Andrew’s state budget: A Mario redux? – By George J. Marlin
The following appears in the March 15-21, 2013 issue of the Long Island Business News:
When Gov. Andrew Cuomo took office in January 2011, he was hell-bent on proving he was not just another spend-and-tax liberal Democrat.
Unlike his recent predecessors, the governor did not fear using his immense executive power to the fullest to get the state’s fiscal house in order.
His first budget deal eliminated a projected $10 billion operating deficit without raising taxes, fees or issuing long-term debt. It included real spending cuts of about 2 percent and 4 percent caps on Medicaid and education spending, which were statutorily slated to increase 13 percent.
The approved 2011-2012 budget was an impressive achievement and conservatives like me applauded.
Unfortunately, the governor’s resolve was short lived. His 2010 pledge that he would “veto any increase in personal or corporate income taxes” was abandoned.
In November 2011, Cuomo came up with a scheme to extend New York’s so-called millionaire’s tax – it had been set to expire at year’s end – under the guise of “tax reform.” Cuomo said of the 2003 temporary surtax: “I was against it at the time and I still am. It was supposed to sunset. If it doesn’t sunset, it’s a tax.” He did not let it sunset.
Instead, the governor, as well as the Republican Senate, surrendered to public-sector employees and Occupy Wall Street extremists and extended New York’s biggest tax increase since Nelson Rockefeller was governor.
Thanks to the $2 billion in higher taxes paid by top earners, Cuomo was able to balance his 2012-2013 budget and honor his unfortunate pledge to raise school aid and Medicaid funding by 4 percent.
This year, as Cuomo’s attention turns to the national stage and as he moves to the far left on the political spectrum, his 2013-2014 budget employs fiscal gimmicks that helped create past budgetary crises. And these short-term fixes, as Comptroller Thomas DiNapoli recently observed, push off “hard choices to another day.”
First there’s the tax increases: The “temporary” assessment on electric water and gas utilities slated to expire on March 31, 2014, is extended in the Cuomo budget.
This tax will cost ratepayers about $500 million a year.
Another tax extension is on those earning $10 million or more.
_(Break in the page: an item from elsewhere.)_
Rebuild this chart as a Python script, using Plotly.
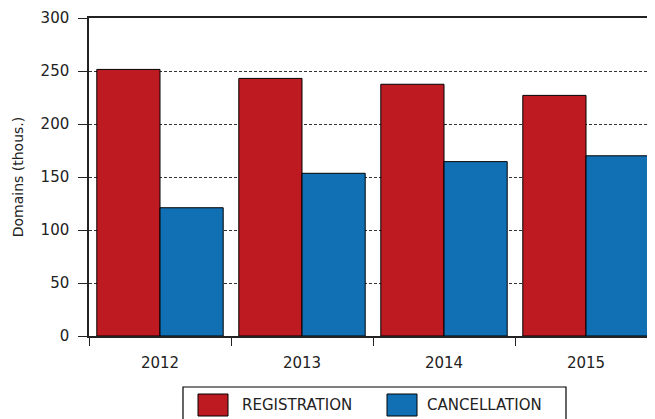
import plotly.graph_objects as go

years = ['2012', '2013', '2014', '2015']
registration = [251.5, 243, 237.5, 227]
cancellation = [121, 153.5, 164.5, 170]

RED = '#BE1A22'
BLUE = '#1170B4'

fig = go.Figure()
fig.add_trace(go.Bar(
    x=years, y=registration, name='REGISTRATION', showlegend=False,
    marker=dict(color=RED, line=dict(color='black', width=1)),
))
fig.add_trace(go.Bar(
    x=years, y=cancellation, name='CANCELLATION', showlegend=False,
    marker=dict(color=BLUE, line=dict(color='black', width=1)),
))

# plot area on screen (page adds an 8px body margin): x 89..657, y 18..336
def px_x(p):
    return (p - 89) / 568

def px_y(p):
    return (336 - p) / 318

# legend box drawn by hand so the swatches can be large like the original
fig.add_shape(type='rect', xref='paper', yref='paper',
              x0=px_x(183), x1=px_x(566), y0=px_y(430), y1=px_y(387),
              line=dict(color='black', width=1.2), fillcolor='white')
for name, color, sx, tx in [('REGISTRATION', RED, 198, 240),
                            ('CANCELLATION', BLUE, 387, 425)]:
    fig.add_shape(type='rect', xref='paper', yref='paper',
                  x0=px_x(sx), x1=px_x(sx + 30), y0=px_y(416), y1=px_y(394),
                  line=dict(color='black', width=1), fillcolor=color)
    fig.add_annotation(text=name, xref='paper', yref='paper',
                       x=px_x(tx), y=px_y(405), xanchor='left', yanchor='middle',
                       showarrow=False, font=dict(size=15, color='#222'))

fig.update_layout(
    width=655, height=419,
    margin=dict(l=81, r=6, t=10, b=91),
    barmode='group', bargap=0.11, bargroupgap=0,
    plot_bgcolor='white', paper_bgcolor='white',
    font=dict(family='DejaVu Sans, sans-serif', size=15, color='#222'),
    showlegend=False,
)
fig.update_xaxes(
    showline=True, linecolor='#222', linewidth=1.5, mirror=True,
    ticks='outside', ticklen=8, tickcolor='#222', tickson='boundaries',
    ticklabelstandoff=12, showgrid=False, automargin=False,
)
fig.update_yaxes(
    range=[0, 300], dtick=50, showline=True, linecolor='#222', linewidth=1.5,
    ticks='outside', ticklen=9, tickcolor='#222', ticklabelstandoff=6,
    ticklabeloverflow='allow',
    showgrid=True, gridcolor='#333', griddash='3px,2px', gridwidth=1,
    zeroline=False, automargin=False,
    title=dict(text='Domains (thous.)', font=dict(size=14), standoff=14),
)

fig.write_html('out.html')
This tax provision, which will garner $140 million, prohibits high earners from deducting a portion of their itemized charitable contributions.
Then there are the one shots, including a $750 million transfer from the state’s worker’s compensation fund, a $150 million grab from the mortgage insurance fund, and a $100 million sweep from other accounts to support the consolidation of technology procurement services.
DiNapoli’s office has reported that the budget would also expand the “state use of ‘backdoor borrowing’ through public authorities that does not require voter approval.”
The comptroller also warned that the governor’s projected 6.6 percent increase in personal income tax revenues has not been achieved in recent years and may present “a risk in the coming year” or “may not materialize as expected.”
Overly optimistic revenue estimates, “one shot” revenues, “back door” borrowing, tax and fee increases – they all read like a Mario Cuomo budget of yesteryear.
The proliferation of these gimmicks during Mario’s three terms as governor left the EmpireState with one of the nation’s worst credit ratings and dashed his presidential aspirations.
Cloning these budgetary abuses may be equally fatal to the ambitions of Andrew, who would be wise to heed the well-worn words of philosopher George Santayana: “Those who fail to learn the lessons of history are doomed to repeat them.”